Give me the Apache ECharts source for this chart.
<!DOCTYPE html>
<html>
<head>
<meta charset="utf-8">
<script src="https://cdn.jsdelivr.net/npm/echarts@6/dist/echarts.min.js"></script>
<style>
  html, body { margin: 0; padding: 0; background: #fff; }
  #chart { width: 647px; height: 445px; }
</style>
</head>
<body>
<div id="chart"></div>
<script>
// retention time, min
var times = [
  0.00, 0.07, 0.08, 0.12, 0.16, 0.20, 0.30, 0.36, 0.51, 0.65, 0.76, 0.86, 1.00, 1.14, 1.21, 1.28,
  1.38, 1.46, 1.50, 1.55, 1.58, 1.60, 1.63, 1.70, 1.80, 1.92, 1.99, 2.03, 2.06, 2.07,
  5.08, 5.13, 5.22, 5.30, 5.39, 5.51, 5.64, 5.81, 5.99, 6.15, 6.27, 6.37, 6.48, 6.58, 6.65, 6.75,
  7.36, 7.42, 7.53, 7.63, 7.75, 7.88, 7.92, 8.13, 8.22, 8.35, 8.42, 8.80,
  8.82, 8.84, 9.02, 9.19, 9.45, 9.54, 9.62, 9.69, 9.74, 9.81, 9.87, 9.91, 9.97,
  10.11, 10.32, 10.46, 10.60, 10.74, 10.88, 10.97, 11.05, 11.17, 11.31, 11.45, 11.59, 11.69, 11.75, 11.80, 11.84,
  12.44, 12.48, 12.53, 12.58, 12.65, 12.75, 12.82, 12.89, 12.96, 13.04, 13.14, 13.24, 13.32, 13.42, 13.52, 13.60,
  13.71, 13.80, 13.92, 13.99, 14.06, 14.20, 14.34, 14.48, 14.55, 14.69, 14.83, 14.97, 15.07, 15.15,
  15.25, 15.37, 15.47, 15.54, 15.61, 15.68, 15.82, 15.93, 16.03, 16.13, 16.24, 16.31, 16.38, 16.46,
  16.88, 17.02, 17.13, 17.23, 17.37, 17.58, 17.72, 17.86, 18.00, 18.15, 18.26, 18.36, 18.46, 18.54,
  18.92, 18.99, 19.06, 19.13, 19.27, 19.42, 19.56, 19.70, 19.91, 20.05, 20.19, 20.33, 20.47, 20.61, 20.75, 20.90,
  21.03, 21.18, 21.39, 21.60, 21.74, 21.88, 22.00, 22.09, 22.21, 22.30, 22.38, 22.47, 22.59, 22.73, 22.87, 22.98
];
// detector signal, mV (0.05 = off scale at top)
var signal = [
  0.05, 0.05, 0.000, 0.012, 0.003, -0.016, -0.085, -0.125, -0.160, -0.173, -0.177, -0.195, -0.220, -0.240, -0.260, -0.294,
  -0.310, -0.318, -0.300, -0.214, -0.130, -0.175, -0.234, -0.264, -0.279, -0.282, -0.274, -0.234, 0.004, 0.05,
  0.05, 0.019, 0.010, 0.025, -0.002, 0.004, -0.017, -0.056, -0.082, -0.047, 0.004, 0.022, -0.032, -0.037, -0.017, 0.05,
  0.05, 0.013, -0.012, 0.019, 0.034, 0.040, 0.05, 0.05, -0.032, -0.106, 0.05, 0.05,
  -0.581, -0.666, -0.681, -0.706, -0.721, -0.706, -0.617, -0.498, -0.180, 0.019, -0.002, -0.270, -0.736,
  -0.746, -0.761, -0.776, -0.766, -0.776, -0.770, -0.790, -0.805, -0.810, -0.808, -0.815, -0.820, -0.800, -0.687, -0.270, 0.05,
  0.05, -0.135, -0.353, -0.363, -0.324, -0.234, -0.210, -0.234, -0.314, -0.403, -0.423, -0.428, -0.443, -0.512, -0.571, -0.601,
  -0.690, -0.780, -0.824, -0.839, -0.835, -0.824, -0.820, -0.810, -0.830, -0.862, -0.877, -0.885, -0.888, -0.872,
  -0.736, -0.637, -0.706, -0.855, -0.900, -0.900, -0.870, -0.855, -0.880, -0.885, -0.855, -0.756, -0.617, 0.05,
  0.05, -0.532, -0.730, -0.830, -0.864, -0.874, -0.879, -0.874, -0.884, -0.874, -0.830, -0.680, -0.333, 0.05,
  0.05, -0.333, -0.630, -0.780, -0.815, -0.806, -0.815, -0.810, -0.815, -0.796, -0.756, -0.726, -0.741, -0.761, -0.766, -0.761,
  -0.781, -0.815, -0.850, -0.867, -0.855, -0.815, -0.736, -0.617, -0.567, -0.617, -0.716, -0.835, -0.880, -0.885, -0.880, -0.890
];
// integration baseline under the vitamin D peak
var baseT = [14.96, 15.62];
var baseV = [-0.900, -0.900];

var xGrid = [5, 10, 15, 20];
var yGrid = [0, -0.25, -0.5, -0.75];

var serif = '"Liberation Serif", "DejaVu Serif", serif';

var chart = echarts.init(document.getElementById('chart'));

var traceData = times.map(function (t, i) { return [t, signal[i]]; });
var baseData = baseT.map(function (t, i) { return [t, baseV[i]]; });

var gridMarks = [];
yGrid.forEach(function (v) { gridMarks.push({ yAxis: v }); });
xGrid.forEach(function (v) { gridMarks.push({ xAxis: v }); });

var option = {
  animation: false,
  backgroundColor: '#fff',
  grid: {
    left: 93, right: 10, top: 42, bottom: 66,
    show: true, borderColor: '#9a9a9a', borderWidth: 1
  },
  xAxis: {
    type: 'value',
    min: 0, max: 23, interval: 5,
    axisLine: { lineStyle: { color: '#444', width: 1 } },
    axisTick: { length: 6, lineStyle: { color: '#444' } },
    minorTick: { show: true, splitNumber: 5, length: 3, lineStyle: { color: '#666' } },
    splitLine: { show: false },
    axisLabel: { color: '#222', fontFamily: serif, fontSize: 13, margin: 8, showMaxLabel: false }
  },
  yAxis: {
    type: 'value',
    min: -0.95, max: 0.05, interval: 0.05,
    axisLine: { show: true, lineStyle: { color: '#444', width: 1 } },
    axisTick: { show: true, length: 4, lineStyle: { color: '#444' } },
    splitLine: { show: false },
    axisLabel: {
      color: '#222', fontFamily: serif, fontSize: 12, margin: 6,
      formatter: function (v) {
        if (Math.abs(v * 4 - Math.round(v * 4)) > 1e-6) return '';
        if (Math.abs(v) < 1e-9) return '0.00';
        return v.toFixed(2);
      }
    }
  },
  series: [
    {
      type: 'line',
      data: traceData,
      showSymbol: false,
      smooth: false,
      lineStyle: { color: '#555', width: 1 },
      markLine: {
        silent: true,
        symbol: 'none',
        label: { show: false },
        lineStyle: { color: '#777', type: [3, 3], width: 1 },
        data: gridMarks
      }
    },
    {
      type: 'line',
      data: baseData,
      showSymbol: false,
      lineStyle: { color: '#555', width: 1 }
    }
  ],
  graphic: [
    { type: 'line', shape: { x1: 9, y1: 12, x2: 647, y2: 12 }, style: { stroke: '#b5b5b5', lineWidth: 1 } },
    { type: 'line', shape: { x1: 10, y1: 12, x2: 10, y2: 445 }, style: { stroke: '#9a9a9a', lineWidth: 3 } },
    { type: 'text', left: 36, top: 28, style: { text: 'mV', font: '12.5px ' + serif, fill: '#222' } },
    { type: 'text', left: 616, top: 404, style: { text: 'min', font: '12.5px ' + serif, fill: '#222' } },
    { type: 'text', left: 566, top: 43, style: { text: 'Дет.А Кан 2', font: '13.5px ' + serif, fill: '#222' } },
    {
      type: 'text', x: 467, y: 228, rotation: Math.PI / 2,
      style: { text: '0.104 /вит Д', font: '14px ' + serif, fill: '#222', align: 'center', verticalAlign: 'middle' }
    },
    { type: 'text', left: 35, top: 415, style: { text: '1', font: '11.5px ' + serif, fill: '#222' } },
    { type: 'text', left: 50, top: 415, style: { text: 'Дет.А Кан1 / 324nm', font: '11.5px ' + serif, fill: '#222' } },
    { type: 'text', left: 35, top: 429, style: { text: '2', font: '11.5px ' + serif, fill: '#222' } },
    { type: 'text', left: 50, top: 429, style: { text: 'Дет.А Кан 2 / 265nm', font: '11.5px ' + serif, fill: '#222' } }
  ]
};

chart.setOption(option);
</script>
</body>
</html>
__________
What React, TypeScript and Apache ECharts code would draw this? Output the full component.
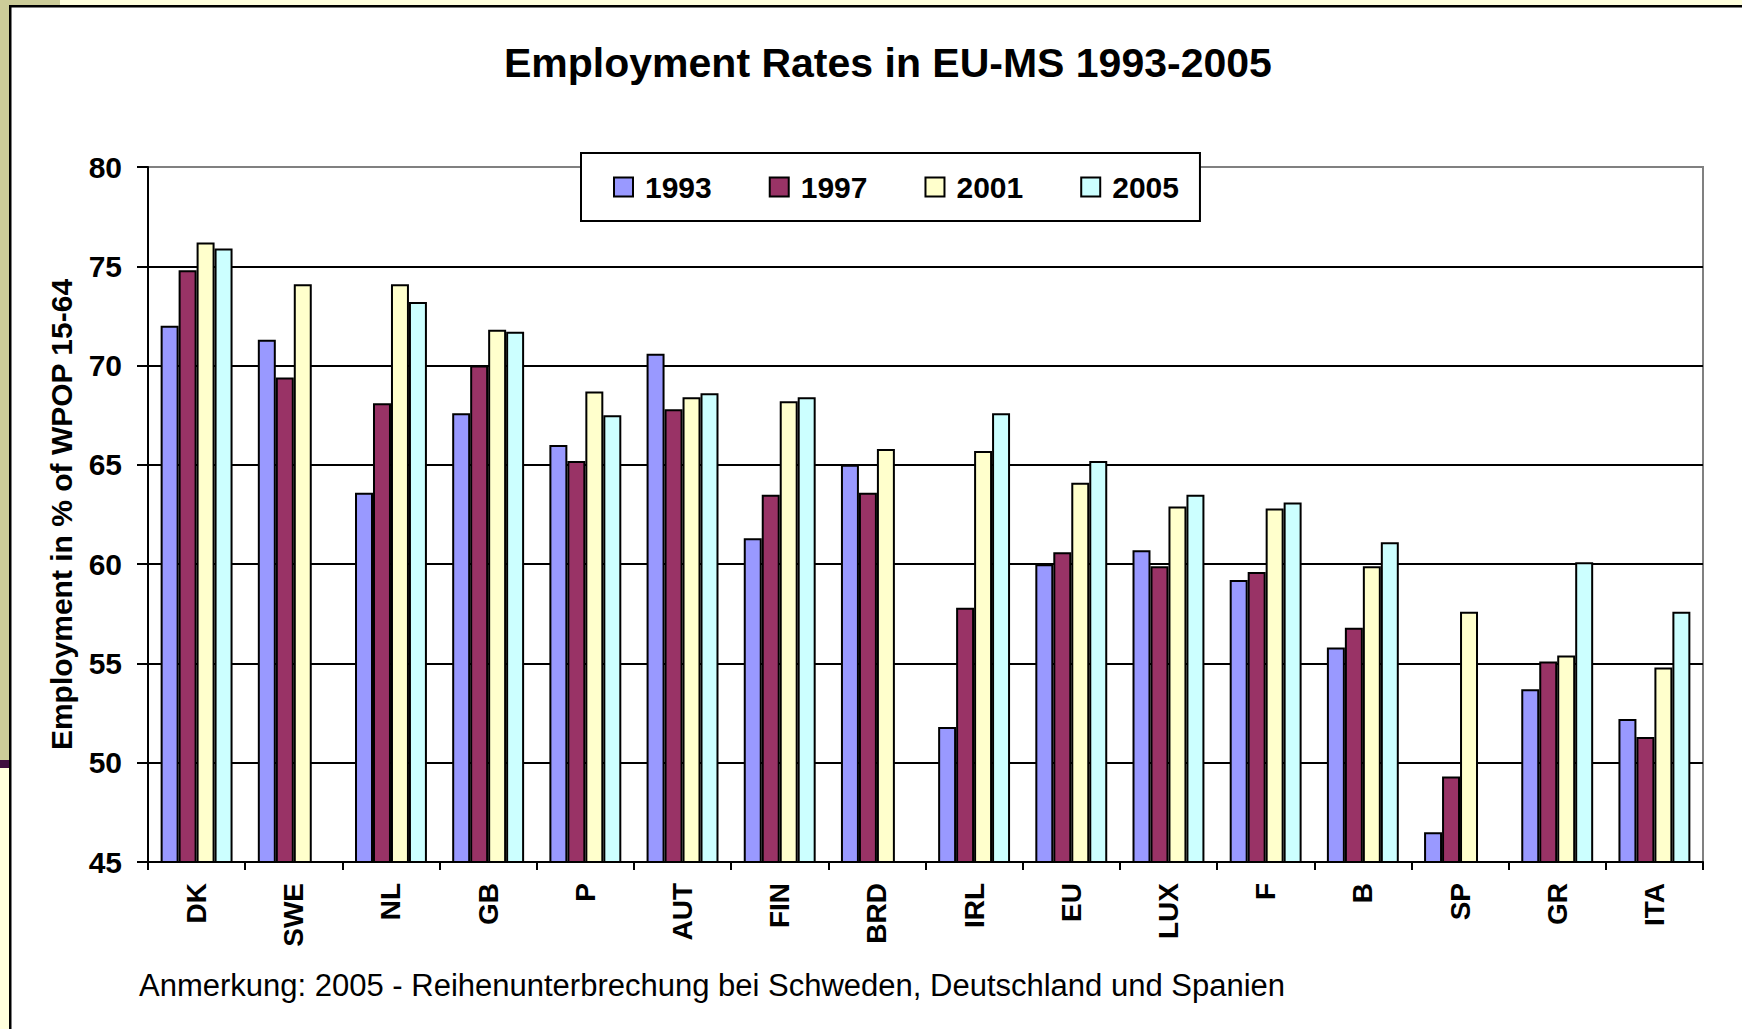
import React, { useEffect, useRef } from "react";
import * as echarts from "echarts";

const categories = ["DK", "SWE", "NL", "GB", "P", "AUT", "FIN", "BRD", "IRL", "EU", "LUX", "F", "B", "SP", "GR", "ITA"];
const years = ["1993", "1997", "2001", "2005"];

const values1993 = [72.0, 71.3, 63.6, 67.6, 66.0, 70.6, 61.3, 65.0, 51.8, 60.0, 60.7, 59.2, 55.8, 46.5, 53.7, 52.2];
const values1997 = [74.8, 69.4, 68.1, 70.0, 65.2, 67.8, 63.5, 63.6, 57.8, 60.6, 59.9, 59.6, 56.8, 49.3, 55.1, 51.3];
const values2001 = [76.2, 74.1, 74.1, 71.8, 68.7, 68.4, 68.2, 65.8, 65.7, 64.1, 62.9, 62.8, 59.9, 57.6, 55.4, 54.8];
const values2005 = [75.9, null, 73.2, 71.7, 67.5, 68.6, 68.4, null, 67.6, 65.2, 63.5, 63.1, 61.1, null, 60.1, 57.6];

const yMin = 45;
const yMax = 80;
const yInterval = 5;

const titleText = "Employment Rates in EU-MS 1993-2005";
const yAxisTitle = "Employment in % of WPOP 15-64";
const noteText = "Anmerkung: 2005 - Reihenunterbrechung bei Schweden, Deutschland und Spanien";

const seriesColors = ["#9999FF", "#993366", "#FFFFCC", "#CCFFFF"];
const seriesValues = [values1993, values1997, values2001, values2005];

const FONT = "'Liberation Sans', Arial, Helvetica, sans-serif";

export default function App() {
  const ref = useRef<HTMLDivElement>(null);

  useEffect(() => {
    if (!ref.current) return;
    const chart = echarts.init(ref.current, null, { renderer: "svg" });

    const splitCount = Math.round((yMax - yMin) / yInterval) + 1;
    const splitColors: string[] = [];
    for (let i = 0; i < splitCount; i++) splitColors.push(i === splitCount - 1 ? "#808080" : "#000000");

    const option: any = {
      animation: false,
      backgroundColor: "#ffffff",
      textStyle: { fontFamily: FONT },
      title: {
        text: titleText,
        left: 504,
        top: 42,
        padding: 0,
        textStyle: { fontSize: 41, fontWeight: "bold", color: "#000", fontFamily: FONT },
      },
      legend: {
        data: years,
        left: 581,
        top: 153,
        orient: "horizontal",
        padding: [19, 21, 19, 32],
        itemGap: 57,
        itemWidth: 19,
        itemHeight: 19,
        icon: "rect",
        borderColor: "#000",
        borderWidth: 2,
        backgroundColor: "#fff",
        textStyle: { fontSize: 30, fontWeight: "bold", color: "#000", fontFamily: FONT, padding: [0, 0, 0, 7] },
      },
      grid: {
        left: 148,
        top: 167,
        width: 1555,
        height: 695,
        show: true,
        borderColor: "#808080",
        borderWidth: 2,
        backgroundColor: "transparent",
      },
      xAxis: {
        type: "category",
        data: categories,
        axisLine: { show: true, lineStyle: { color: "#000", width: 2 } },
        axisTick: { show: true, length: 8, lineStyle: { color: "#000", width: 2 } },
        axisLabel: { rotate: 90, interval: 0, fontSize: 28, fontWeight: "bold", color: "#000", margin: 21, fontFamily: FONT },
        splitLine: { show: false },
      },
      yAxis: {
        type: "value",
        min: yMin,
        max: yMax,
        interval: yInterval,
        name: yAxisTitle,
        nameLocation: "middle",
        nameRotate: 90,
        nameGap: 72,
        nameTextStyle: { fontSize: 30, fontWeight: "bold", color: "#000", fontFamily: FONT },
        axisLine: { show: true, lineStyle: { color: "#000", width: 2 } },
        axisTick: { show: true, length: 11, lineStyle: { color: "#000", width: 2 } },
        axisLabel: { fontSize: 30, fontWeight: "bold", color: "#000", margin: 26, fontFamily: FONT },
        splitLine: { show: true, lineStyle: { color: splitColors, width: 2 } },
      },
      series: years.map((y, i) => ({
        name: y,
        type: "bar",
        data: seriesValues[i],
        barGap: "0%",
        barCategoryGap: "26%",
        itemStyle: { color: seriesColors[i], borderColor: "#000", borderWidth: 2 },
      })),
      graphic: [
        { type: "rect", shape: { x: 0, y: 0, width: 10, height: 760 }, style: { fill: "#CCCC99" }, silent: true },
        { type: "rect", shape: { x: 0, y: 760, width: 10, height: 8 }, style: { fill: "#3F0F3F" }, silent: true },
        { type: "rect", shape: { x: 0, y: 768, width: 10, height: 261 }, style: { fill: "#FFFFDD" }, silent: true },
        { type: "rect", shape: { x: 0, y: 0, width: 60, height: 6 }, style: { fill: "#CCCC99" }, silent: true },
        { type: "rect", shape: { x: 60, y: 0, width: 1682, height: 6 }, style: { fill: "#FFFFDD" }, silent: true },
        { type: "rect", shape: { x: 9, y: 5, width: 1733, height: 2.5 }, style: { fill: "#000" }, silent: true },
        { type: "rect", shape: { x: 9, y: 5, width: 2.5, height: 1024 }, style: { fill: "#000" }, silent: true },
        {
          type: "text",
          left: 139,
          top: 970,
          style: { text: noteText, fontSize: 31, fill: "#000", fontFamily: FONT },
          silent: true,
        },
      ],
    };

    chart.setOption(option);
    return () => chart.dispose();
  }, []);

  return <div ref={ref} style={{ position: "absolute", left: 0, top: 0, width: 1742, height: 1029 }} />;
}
__________
--- Goal of the exercise ---
List each line in the listing that contains the string "Apache".

--- Result ---
Give me the Apache ECharts source for this chart.
What React, TypeScript and Apache ECharts code would draw this? Output the full component.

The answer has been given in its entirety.